Emder Zeitung vom 16.01.2017

Von Karl-Heinz Janssen

320 Zuschauer erlebten im Neuen Theater den Auftritt der Tribute-Band Geneses.

Emden. Normale Cover-Bands begnügen sich üblerweise damit, es auf der Bühne genauso klingen zu lassen, wie die großen Vorbilder. Dabei helfen ihnen oft häufiger als man glaubt – vorgefertigte, nur abgespielte Playback-Aufnahmen, um möglichst echt zu wirken. Ein Verfahren, das nicht Sache der Band Geneses ist.

Tatsächlich sind die Braunschweiger nicht nur willens, sondern auch fähig, einen Großteil auch schwierigster Geneses-Originalparts in Handarbeit live vorzuspielen. Alle Stücke an diesem Abend wurden mit höchster Sorgfalt vorgetragen, das Quintett erfüllte spieltechnisch die hohen Erwartungen.

Weil bei Genesis nach dem Ausscheiden von Sänger Peter Gabriel erstaunlicherweise Schlagzeuger Phil Collins den Leadgesang übernahm, arbeiteten die Originale bei Konzerten immer mit zwei Drummern, ein Phänomen, dem sich auch Geneses verpflichtet fühlt. Man erlebte das sehr schön bei „Los Endos” (vom Album Seconds Out). Kim Schwarz und Sänger Alex von den Berg machten hier an zwei Sets so ziemlich genau das, womit Collins und Chester Thompson Mitte der Siebziger begeistert hatten – herrlich, das Mal in Emden live zu erleben.

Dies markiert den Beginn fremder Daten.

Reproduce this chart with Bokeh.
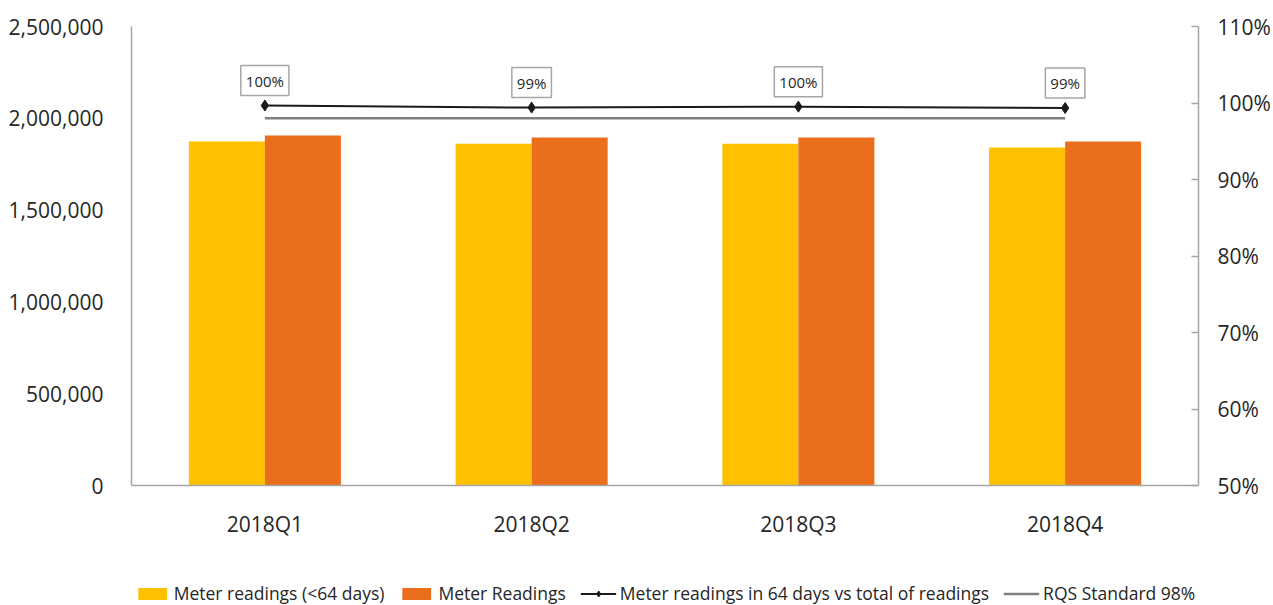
from bokeh.plotting import figure
from bokeh.layouts import column
from bokeh.models import (ColumnDataSource, FactorRange, Range1d, LinearAxis, NumeralTickFormatter,
                          FixedTicker, Legend, LegendItem)
from bokeh.core.properties import value
from bokeh.transform import dodge
from bokeh.embed import file_html
from bokeh.resources import INLINE

quarters = ["2018Q1", "2018Q2", "2018Q3", "2018Q4"]
readings_lt64 = [1873000, 1862000, 1862000, 1841000]
readings_total = [1906000, 1895000, 1895000, 1873000]
pct_in_64 = [0.9967, 0.9940, 0.9952, 0.9935]
pct_labels = ["100%", "99%", "100%", "99%"]
rqs_standard = [0.98, 0.98, 0.98, 0.98]
series_names = ["Meter readings (<64 days)", "Meter Readings",
                "Meter readings in 64 days vs total of readings", "RQS Standard 98%"]

src = ColumnDataSource(dict(q=quarters, a=readings_lt64, b=readings_total,
                            pct=pct_in_64, lab=pct_labels, rqs=rqs_standard))

FONT = "Open Sans"
TXT = "#262626"
AX = "#a6a6a6"
YEL = "#FFC000"
ORA = "#EA6E1B"
BLK = "#1a1a1a"
GRY = "#7f7f7f"

p = figure(x_range=FactorRange(*quarters), y_range=Range1d(0, 2500000),
           width=1273, height=555, output_backend="svg", toolbar_location=None,
           min_border_left=131, min_border_top=26, min_border_bottom=70, min_border_right=75)
p.extra_y_ranges = {"pct": Range1d(0.5, 1.1)}
p.outline_line_color = None
p.xgrid.grid_line_color = None
p.ygrid.grid_line_color = None

p.vbar(x=dodge("q", -0.1425, range=p.x_range), top="a", width=0.285, source=src,
       color=YEL, line_color=None)
p.vbar(x=dodge("q", 0.1425, range=p.x_range), top="b", width=0.285, source=src,
       color=ORA, line_color=None)
p.line(x="q", y="rqs", source=src, y_range_name="pct", line_color=GRY, line_width=2.5)
p.line(x="q", y="pct", source=src, y_range_name="pct", line_color=BLK, line_width=2)
p.scatter(x="q", y="pct", source=src, y_range_name="pct", marker="diamond", size=11, color=BLK)

p.text(x="q", y="pct", text="lab", source=src, y_range_name="pct", y_offset=-10,
       text_align="center", text_baseline="bottom", text_font=value(FONT), text_font_size="15px",
       text_color=TXT, border_line_color="#a6a6a6", border_line_width=1.5,
       background_fill_color="white", padding=5)

# axes
p.yaxis.ticker = FixedTicker(ticks=[0, 500000, 1000000, 1500000, 2000000, 2500000])
p.yaxis.formatter = NumeralTickFormatter(format="0,0")
for ax in [p.yaxis[0], p.xaxis[0]]:
    ax.axis_line_color = AX
    ax.axis_line_width = 1.5
    ax.major_tick_line_color = None
    ax.minor_tick_line_color = None
    ax.major_label_text_font = FONT
    ax.major_label_text_font_size = "21px"
    ax.major_label_text_color = TXT
p.yaxis.major_label_standoff = 22
p.xaxis.major_label_standoff = 18

ra = LinearAxis(y_range_name="pct", ticker=FixedTicker(ticks=[0.5, 0.6, 0.7, 0.8, 0.9, 1.0, 1.1]),
                formatter=NumeralTickFormatter(format="0%"))
ra.axis_line_color = AX
ra.axis_line_width = 1.5
ra.major_tick_line_color = AX
ra.major_tick_line_width = 1.5
ra.major_tick_in = 7
ra.major_tick_out = 0
ra.minor_tick_line_color = None
ra.major_label_text_font = FONT
ra.major_label_text_font_size = "21px"
ra.major_label_text_color = TXT
ra.major_label_standoff = 19
p.add_layout(ra, "right")

# legend strip below the chart (series drawn out of view, only their legend entries show)
lg = figure(width=1273, height=50, output_backend="svg", toolbar_location=None,
            x_range=FactorRange(*quarters), y_range=Range1d(5e6, 6e6),
            min_border_left=131, min_border_right=75, min_border_top=0, min_border_bottom=0)
lg.axis.visible = False
lg.grid.visible = False
lg.outline_line_color = None
l1 = lg.vbar(x="q", top="a", width=0.285, source=src, color=YEL, line_color=None)
l2 = lg.vbar(x="q", top="b", width=0.285, source=src, color=ORA, line_color=None)
l3 = lg.line(x="q", y="pct", source=src, line_color=BLK, line_width=2)
l3m = lg.scatter(x="q", y="pct", source=src, marker="diamond", size=11, color=BLK)
l4 = lg.line(x="q", y="rqs", source=src, line_color=GRY, line_width=2.5)
legend = Legend(items=[
    LegendItem(label=series_names[0], renderers=[l1]),
    LegendItem(label=series_names[1], renderers=[l2]),
    LegendItem(label=series_names[2], renderers=[l3, l3m]),
    LegendItem(label=series_names[3], renderers=[l4]),
], orientation="horizontal", location="bottom_center", background_fill_alpha=0, margin=0,
    border_line_color=None, label_text_font=FONT, label_text_font_size="17.5px",
    label_text_color=TXT, glyph_width=36, glyph_height=15, spacing=14, padding=0, label_standoff=4)
lg.add_layout(legend, "center")

open("out.html", "w").write(file_html(column(p, lg, spacing=0), INLINE))
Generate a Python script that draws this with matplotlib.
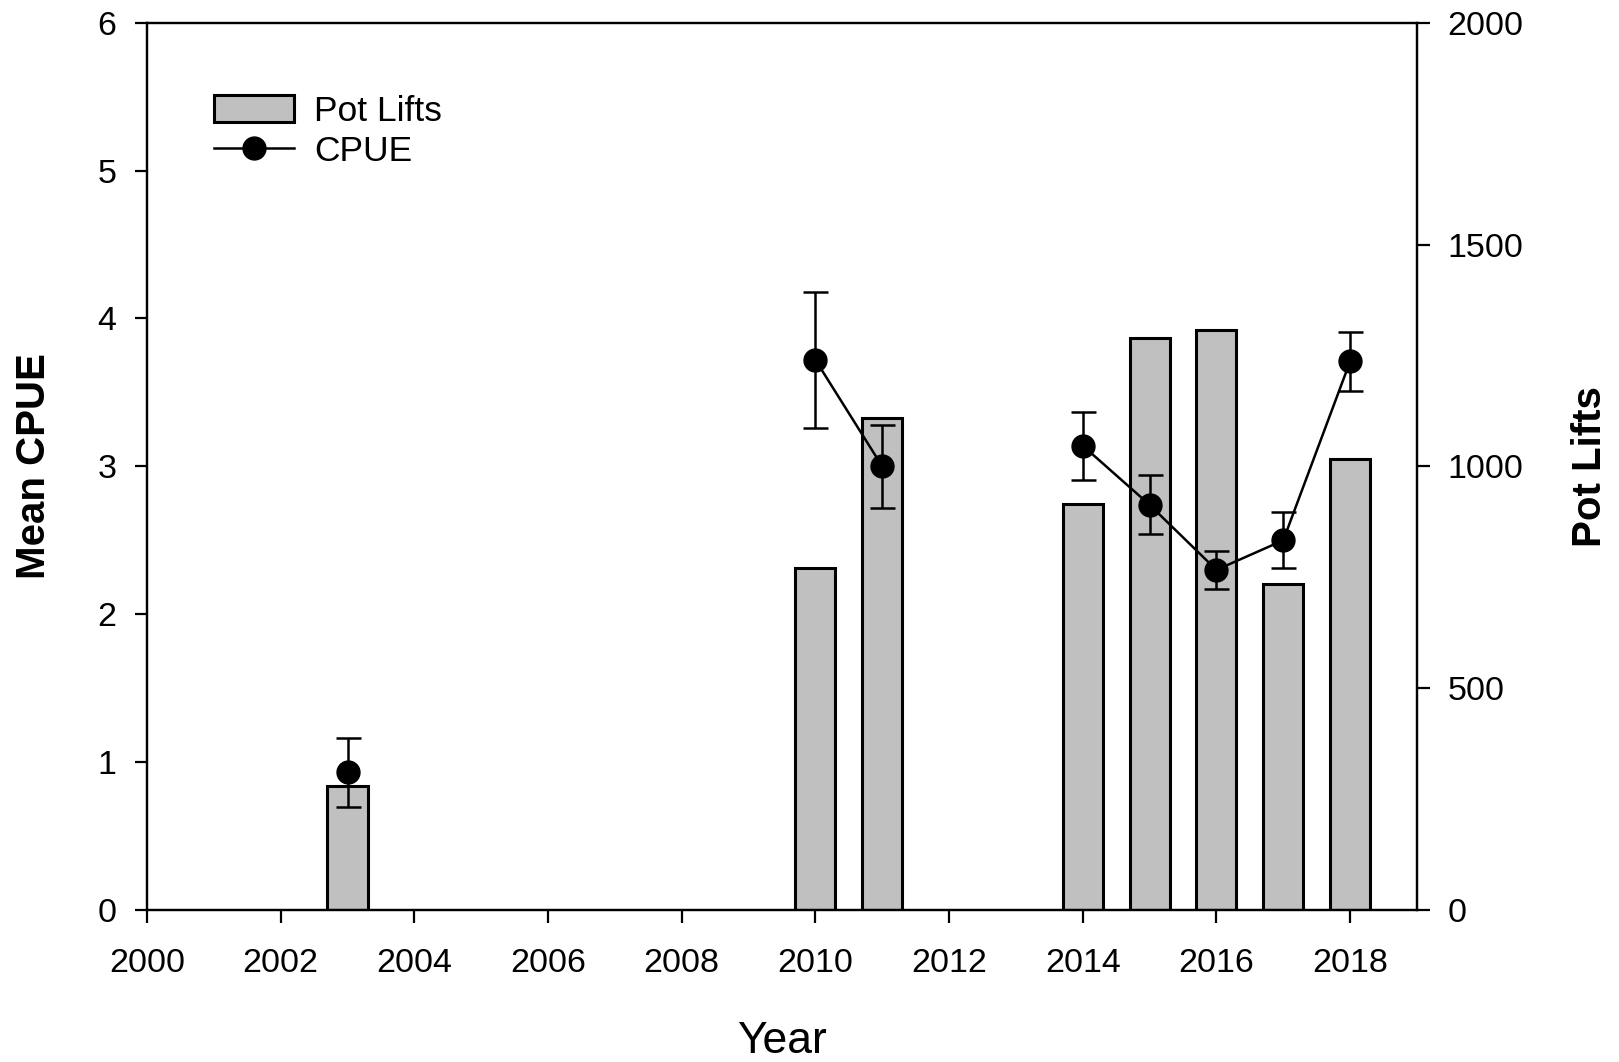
import numpy as np
import matplotlib
matplotlib.use("Agg")
import matplotlib.pyplot as plt
from matplotlib.lines import Line2D

plt.rcParams['font.family'] = ['Liberation Sans', 'DejaVu Sans']

# Data
years = [2003, 2010, 2011, 2014, 2015, 2016, 2017, 2018]
cpue = [0.93, 3.72, 3.00, 3.14, 2.74, 2.30, 2.50, 3.71]
cpue_err = [0.23, 0.46, 0.28, 0.23, 0.20, 0.13, 0.19, 0.20]
pot_lifts = [280, 770, 1110, 915, 1290, 1307, 735, 1017]

x_ticks = list(range(2000, 2019, 2))
cpue_ticks = [0, 1, 2, 3, 4, 5, 6]
lift_ticks = [0, 500, 1000, 1500, 2000]

fig = plt.figure(figsize=(16.19, 10.62), dpi=100)
ax = fig.add_axes([0.0908, 0.1431, 0.7844, 0.8355])
ax2 = ax.twinx()

# bars on the right axis, drawn underneath the CPUE line
bars = ax2.bar(years, pot_lifts, width=0.6, color='#c0c0c0',
               edgecolor='black', linewidth=2.2)
ax2.set_ylim(0, 2000)
ax2.set_yticks(lift_ticks)

# line is broken where years are missing
line_x, line_y = [], []
for i, (yr, v) in enumerate(zip(years, cpue)):
    if i > 0 and yr - years[i - 1] > 1:
        line_x.append(np.nan)
        line_y.append(np.nan)
    line_x.append(yr)
    line_y.append(v)
ax.plot(line_x, line_y, color='black', linewidth=1.8)
ax.errorbar(years, cpue, yerr=cpue_err, fmt='o', color='black',
            markersize=16.5, elinewidth=1.8, capsize=9, capthick=1.8)
ax.set_zorder(ax2.get_zorder() + 1)
ax.patch.set_visible(False)

ax.set_xlim(2000, 2019)
ax.set_ylim(0, 6)
ax.set_xticks(x_ticks)
ax.set_yticks(cpue_ticks)

ax.set_xlabel('Year', fontsize=32, va='center')
ax.xaxis.set_label_coords(0.5, -0.148)
ax.set_ylabel('Mean CPUE', fontsize=29, fontweight='bold', va='center')
ax.yaxis.set_label_coords(-0.089, 0.5)
ax2.set_ylabel('Pot Lifts', fontsize=29, fontweight='bold', va='center')
ax2.yaxis.set_label_coords(1.136, 0.5)

for a in (ax, ax2):
    for s in a.spines.values():
        s.set_linewidth(1.6)
    a.tick_params(direction='out', length=9, width=1.6, labelsize=24.5, pad=13)
ax.tick_params(axis='x', pad=18)

cpue_handle = Line2D([], [], color='black', marker='o', markersize=16.5,
                     linewidth=1.8)
ax.legend([bars, cpue_handle], ['Pot Lifts', 'CPUE'], loc='upper left',
          bbox_to_anchor=(0.028, 0.955), frameon=False, fontsize=25.5,
          handlelength=2.25, handleheight=0.8, handletextpad=0.56,
          labelspacing=0.2)

fig.savefig('out.png', dpi=100)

Beim Schreiben der Zahlen zittern einem fast die Hände: Unglaubliche 40 Jahre sind seit Seconds Out vergangen. Die unsterbliche Qualität dieser Musik, das immer noch große, weltweite Interesse an Genesis hat uns fast vergessen lassen, ein wie uralter, aber eben immer noch hochwertiger Hut diese Band mittlerweile ist, nicht anders als die Kollegen von Pink Floyd, Yes oder Emerson, Lake & Palmer.

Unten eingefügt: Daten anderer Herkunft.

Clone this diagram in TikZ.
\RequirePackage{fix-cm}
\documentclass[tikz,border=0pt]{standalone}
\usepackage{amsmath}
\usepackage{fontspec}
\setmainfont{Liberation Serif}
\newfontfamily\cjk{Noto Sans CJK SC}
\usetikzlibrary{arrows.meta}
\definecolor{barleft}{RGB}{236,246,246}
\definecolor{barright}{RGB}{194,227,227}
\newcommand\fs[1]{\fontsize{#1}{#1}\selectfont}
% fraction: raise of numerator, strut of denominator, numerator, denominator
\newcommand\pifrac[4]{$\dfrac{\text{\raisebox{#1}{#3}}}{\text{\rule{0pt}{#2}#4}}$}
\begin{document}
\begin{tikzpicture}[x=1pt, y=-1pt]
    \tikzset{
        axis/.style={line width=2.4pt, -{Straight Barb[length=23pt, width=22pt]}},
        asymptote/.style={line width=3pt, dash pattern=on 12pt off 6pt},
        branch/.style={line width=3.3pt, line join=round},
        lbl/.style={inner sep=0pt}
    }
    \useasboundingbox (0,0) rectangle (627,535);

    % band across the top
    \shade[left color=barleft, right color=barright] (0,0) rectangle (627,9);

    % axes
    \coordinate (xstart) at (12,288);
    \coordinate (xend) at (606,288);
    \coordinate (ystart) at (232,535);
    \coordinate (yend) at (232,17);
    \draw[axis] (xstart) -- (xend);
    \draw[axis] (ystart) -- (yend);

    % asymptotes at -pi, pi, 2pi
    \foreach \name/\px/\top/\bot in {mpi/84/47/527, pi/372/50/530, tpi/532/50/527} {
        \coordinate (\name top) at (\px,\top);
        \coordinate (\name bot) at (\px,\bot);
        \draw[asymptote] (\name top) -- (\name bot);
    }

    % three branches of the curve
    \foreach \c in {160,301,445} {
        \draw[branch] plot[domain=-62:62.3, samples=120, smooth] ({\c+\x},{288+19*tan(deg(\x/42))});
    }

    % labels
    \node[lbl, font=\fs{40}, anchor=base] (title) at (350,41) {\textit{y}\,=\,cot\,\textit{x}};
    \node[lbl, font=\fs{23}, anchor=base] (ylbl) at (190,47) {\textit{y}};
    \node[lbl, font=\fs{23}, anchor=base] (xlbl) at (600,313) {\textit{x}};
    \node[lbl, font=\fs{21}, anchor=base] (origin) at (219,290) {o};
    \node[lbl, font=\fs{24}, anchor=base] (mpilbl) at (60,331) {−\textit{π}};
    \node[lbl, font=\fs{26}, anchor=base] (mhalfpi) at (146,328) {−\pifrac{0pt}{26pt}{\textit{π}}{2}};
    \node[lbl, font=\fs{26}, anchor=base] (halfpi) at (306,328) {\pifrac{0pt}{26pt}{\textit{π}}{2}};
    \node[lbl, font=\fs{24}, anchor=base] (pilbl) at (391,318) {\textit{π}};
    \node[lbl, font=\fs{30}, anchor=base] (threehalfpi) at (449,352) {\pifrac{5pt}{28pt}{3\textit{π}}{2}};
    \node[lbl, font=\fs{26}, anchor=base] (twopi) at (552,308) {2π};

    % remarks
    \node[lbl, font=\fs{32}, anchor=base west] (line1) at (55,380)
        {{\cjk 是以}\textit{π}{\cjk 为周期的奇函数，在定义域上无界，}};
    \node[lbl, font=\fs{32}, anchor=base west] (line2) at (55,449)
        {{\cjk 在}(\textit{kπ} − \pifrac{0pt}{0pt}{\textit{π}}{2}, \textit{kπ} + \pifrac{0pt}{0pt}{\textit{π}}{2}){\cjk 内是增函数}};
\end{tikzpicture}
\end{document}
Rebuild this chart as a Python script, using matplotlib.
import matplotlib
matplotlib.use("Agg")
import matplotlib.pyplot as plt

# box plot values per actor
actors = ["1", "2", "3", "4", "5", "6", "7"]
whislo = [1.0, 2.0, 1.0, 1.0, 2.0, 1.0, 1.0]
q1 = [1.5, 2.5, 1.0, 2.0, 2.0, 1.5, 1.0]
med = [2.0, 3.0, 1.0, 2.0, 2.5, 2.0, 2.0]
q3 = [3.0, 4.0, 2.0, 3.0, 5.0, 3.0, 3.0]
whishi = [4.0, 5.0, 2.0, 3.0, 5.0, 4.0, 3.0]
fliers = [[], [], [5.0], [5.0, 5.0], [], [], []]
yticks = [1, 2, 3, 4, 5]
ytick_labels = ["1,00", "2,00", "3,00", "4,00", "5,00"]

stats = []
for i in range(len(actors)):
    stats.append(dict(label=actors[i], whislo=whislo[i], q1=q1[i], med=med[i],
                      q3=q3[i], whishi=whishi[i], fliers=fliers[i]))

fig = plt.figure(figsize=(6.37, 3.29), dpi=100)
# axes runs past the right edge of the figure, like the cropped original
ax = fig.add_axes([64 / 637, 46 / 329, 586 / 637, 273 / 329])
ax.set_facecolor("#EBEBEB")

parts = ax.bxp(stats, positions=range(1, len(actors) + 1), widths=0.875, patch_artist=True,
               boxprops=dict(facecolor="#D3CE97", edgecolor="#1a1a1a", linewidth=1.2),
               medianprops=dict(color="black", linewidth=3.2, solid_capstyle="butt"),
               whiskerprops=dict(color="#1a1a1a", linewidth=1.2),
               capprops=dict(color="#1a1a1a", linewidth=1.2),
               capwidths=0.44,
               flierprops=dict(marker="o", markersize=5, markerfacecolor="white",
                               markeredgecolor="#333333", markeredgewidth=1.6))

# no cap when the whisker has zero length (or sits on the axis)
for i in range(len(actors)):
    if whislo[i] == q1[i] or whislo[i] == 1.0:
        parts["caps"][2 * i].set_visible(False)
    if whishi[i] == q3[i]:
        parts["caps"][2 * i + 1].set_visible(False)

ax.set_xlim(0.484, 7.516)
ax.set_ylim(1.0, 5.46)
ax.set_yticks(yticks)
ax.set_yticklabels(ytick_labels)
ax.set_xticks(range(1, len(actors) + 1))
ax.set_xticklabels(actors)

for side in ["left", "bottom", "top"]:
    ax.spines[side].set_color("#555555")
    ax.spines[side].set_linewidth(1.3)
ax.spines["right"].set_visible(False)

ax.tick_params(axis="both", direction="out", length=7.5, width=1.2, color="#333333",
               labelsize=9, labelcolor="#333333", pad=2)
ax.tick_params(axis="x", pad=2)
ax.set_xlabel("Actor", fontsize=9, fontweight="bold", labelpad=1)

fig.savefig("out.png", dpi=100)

Jede Menge Nostalgie und Jugenderinnerungen prägten die Stimmung im Saal, ausgelöst von einer echten Fan-Band, die seriös, ehrlich und sympathisch ihren Auftrag erfüllte. Natürlich: Die durchdringende Stimme von Phil Collins hat Alex van den Berg nicht, der Gesang war zeitweise etwas drucklos. Die älteren Stücke mit ihren raffinierten Instrumentalparts kamen insgesamt besser zur Geltung, als die kürzeren Hits der Spätphase. Diesen fehlte in der Geneses-Version doch der hochkomprimierte, kristallklare Hit-Fabriken-Sound der CD; „Follow Me” litt unter einer vocale Schieflage, dafür überzeugte das Uraltstück „I Know What I Like” in jeder Hinsicht, ein wirkliches Highlight, was man auch von „Jesus, he knows me” und „Los Endos” sagen kann. Ein stimmungsvolles, spieltechnisch interessantes Konzert, nicht nur für Genesis-Experten geeignet.